We have a pre-scan, followed by TBI induction and scans at 1h, 24h, 1 week, 1 month, 2 months and 3 months post-TBI. In addition we would like to relate potential structural changes to behavioral measures as well as other (biological) metrics.

Thanks in advance.

Kind regards,


When will this longitudinal FBA be implemented in MRtrix?

Well, it’s already implemented; I think the question is when it will be available… These are part of a large suite of changes that will be published and released as a single coherent batch of “technical improvements to FBA” that are all kind of intertwined; however I need to actually write the publication first…

We have a pre-scan, followed by TBI induction and scans at 1h, 24h, 1 week, 1 month, 2 months and 3 months post-TBI.
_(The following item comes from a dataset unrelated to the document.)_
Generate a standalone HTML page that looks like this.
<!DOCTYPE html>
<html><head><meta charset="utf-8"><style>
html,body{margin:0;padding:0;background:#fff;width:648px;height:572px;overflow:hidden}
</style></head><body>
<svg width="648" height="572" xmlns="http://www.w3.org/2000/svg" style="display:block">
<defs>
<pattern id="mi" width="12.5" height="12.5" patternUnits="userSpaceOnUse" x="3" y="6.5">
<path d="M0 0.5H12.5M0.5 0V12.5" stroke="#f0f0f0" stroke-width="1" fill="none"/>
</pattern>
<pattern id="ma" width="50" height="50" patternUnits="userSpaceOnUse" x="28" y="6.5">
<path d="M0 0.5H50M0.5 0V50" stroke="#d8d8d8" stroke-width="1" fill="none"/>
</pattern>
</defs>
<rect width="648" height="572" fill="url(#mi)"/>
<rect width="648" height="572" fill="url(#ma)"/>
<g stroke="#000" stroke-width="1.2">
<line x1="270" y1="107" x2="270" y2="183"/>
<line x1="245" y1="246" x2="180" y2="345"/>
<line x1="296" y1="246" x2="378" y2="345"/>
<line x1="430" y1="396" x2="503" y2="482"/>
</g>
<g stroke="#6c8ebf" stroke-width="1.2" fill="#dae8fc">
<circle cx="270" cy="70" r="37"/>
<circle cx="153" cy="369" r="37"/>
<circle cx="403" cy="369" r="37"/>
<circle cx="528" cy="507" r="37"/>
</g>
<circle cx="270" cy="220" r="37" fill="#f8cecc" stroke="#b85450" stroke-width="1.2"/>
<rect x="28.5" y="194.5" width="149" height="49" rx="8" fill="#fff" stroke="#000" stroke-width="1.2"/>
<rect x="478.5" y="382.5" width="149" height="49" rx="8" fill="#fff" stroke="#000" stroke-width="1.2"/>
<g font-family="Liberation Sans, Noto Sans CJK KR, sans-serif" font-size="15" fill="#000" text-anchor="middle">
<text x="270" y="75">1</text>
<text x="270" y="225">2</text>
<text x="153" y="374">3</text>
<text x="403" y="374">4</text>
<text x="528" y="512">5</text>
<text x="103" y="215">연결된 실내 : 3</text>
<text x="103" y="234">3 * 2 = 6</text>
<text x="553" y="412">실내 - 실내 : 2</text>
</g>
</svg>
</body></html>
The capability to “perform longitudinal FBA” as in @sgenc’s latest paper is principally the ability to perform sign-flipping of model residuals within the Freedman-Lane method as described in this manuscript. However that only deals with a “one-sample t-test” as described in the FSL GLM wiki. In your example you not only have more than two data points per subject, but you additionally do not have compound symmetry. You will need to very carefully consider exactly upon which parameter(s) you wish to perform statistical inference, and whether or not the requirements / assumptions of such statistical testing are satisfied. Depending on your choices here the experiment may additionally require the definition of non-trivial variance groups within the GLM, which I have not yet had a chance to implement.